The person must be in contact with ground and must contact with:

  • Both wires of the electric circuit, or
  • One wire of the energized circuit and the ground, or
  • A metallic part that has become energized by being in contact with an energized wire.

The severity of the shock received when a person becomes a part of an electric circuit is affected by three primary factors:

  • The amount of current flowing through the body (measured in amperes). 
  • The path of the current through the body. 
  • The length of time the body is in the circuit.

Other factors that may affect the severity of shock are the frequency of the current, the phase of the heart cycle when shock occurs, and the general health of the person prior to shock. The effects of an electrical shock can range from a barely perceptible tingle to immediate cardiac arrest. Although there are no absolute limits or even known values that show the exact injury from any given amperage, the table above shows the general relationship between the degree of injury and the amount of amperage for a 60-cycle hand-to-foot path of one second's duration of shock.

Effects of Electric Current in the Body
Current Reaction
1 Milliampere Perception level. Just a faint tingle.
5 Milliamperes Slight shock felt. Average individual can let go. However, strong involuntary reactions to shocks in this range can lead to injuries.
6-30 Milliamperes Painful shock. Muscular control lost.
50-150 Milliamperes Extreme pain, respiratory arrest, severe muscular contractions. Individual cannot let go. Death is possible.
1,000-4,300 Milliamperes Ventricular fibrillation. Muscular contraction and nerve damage occur. Death is most likely.
10,000-Milliamperes Cardiac arrest, severe burns and probable death.

As this table illustrates, a difference of less than 100 milliamperes exists between a current that is barely perceptible and one that can kill. Muscular contraction caused by stimulation may not allow the victim to free himself/herself from the circuit, and the increased duration of exposure increases the dangers to the shock victim. For example, a current of 100 milliamperes for 3 seconds is equivalent to a current of 900 milliamperes applied for 0.03 seconds in causing fibrillation. The so-called low voltages can be extremely dangerous because, all other factors being equal, the degree of injury is proportional to the length of time the body is in the circuit. Simply put, low voltage does not mean low hazard.

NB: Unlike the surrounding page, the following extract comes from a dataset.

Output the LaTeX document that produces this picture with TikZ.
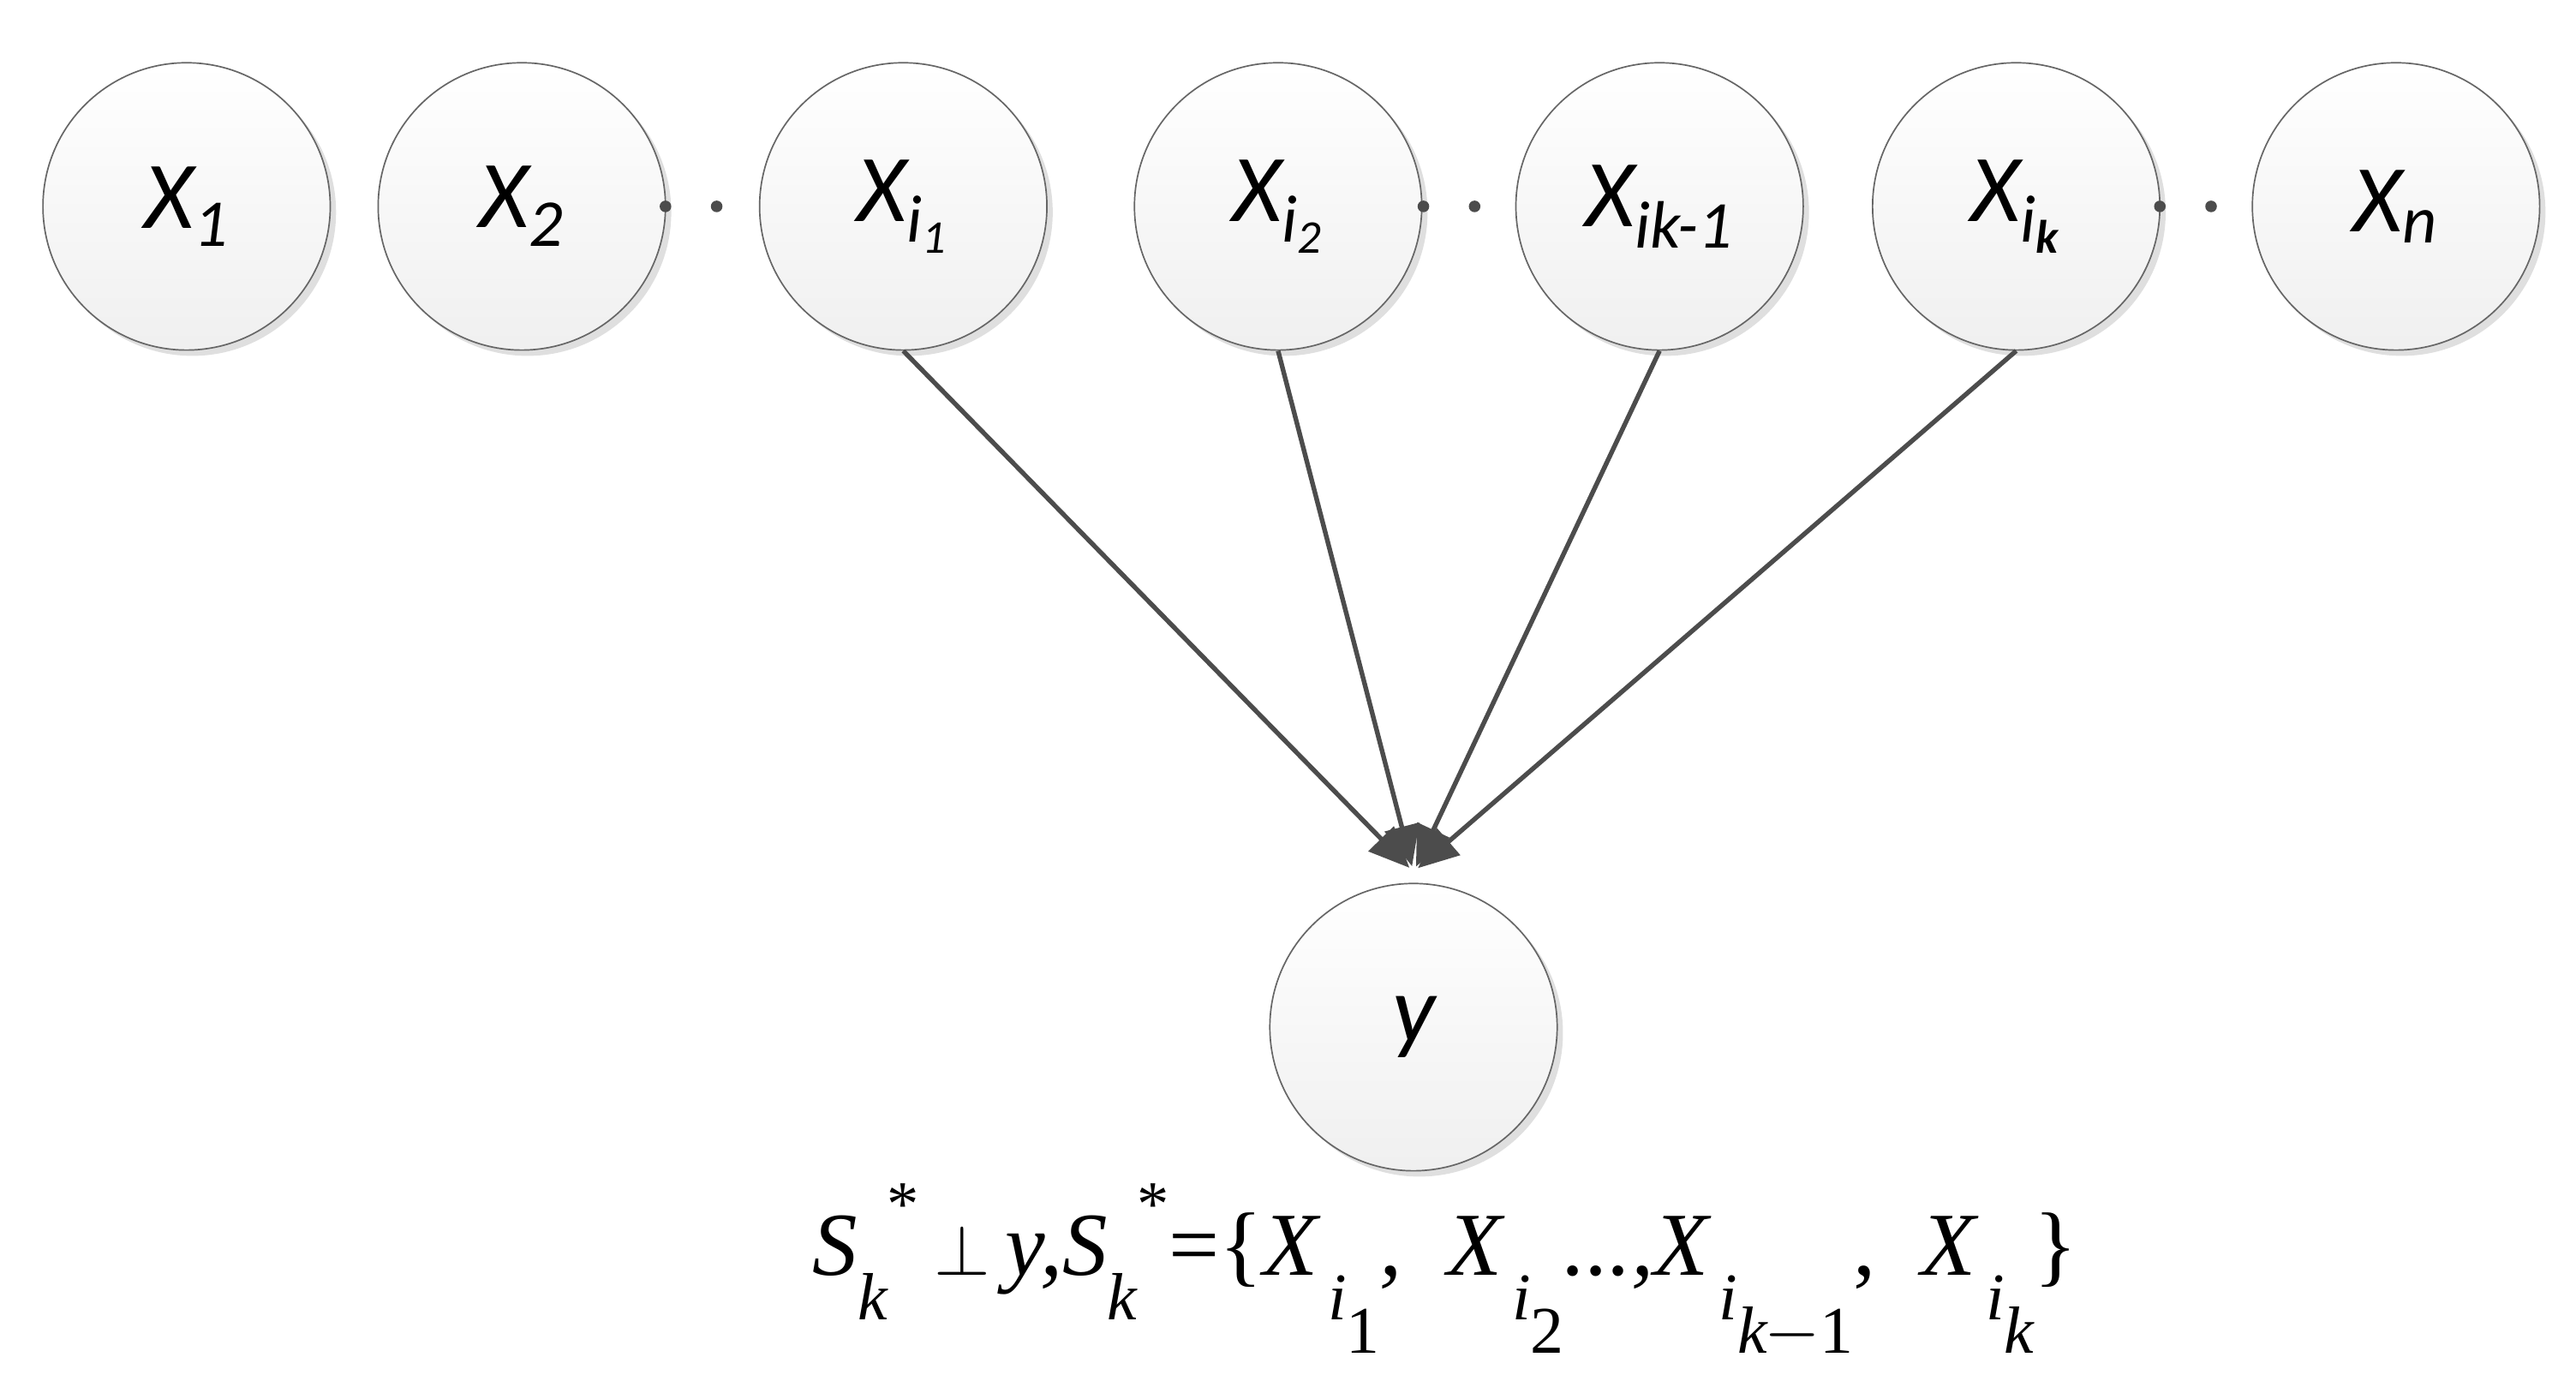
\documentclass[tikz,border=0pt]{standalone}
\usepackage{fontspec}
\setmainfont{Liberation Serif}
\newfontfamily\lbl{Carlito}
\newfontfamily\tms{Liberation Serif}
\usetikzlibrary{arrows.meta,shadows}
\newcommand\lo[1]{\raisebox{-0.5em}{\tms\itshape\fontsize{23}{23}\selectfont #1}}
\newcommand\st{\raisebox{0.55em}{\tms\fontsize{22}{22}\selectfont\upshape *}}
\begin{document}
\begin{tikzpicture}[x=0.02cm,y=-0.02cm,
  var/.style={circle,minimum size=174*0.02cm,inner sep=0pt,draw=gray!80!black,line width=0.5pt,
    top color=white,bottom color=gray!12,
    drop shadow={shadow xshift=2pt,shadow yshift=-2pt,fill=gray!25,opacity=1},
    font=\lbl\itshape\fontsize{33}{33}\selectfont},
  arr/.style={draw=gray!60!black,line width=1.6pt,-{Triangle[length=14pt,width=12pt]},shorten >=2pt},
  dot/.style={circle,fill=gray!60!black,inner sep=0pt,minimum size=4pt}]
\useasboundingbox (0,0) rectangle (1560,847);
\node[var] (x1) at (113,125) {X\textsubscript{1}};
\node[var] (x2) at (316,125) {X\textsubscript{2}};
\node[var] (xi1) at (547,125) {X\textsubscript{i\textsubscript{1}}};
\node[var] (xi2) at (774,125) {X\textsubscript{i\textsubscript{2}}};
\node[var] (xik1) at (1005,125) {X\textsubscript{ik-1}};
\node[var] (xik) at (1221,125) {X\textsubscript{i\textsubscript{\textbf{k}}}};
\node[var] (xn) at (1451,125) {X\textsubscript{n}};
\node[var] (y) at (856,622) {y};
\node[dot] (d1) at (403,125) {}; \node[dot] (d2) at (434,125) {};
\node[dot] (d3) at (862,125) {}; \node[dot] (d4) at (893,125) {};
\node[dot] (d5) at (1308,125) {}; \node[dot] (d6) at (1339,125) {};
\coordinate (tip) at (856,528);
\draw[arr] (xi1.south) -- (tip);
\draw[arr] (xi2.south) -- (tip);
\draw[arr] (xik1.south) -- (tip);
\draw[arr] (xik.south) -- (tip);
\node[font=\tms\itshape\fontsize{31}{31}\selectfont,inner sep=0pt] (f) at (875,770)
  {S\lo{k}\st\,{\upshape$\perp$}\,y,S\lo{k}\st{\upshape=\{}X\lo{\kern0.15em i\lo{\upshape 1}},\ \ X\lo{\kern0.15em i\lo{\upshape 2}}...,X\lo{\kern0.15em i\lo{k{\upshape\kern-0.05em$-$1}}}{\upshape,}\ \ X\lo{\kern0.15em i\lo{k}}{\upshape\}}};
\end{tikzpicture}
\end{document}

In the event of an accident involving electricity, if the individual is down or unconscious, or not breathing: CALL Cornell University Police at 911 (607-255-1111 from a cell phone or off campus phone) immediately. If an individual must be physically removed from an electrical source, it is always best to eliminate the power source first (i.e.: switch off the circuit breaker) but time, or circumstance may not allow this option - be sure to use a nonconductive item such as a dry board. Failure to think and react properly could make you an additional victim. If the individual is not breathing and you have been trained in CPR, have someone call Cornell University Police and begin CPR IMMEDIATELY!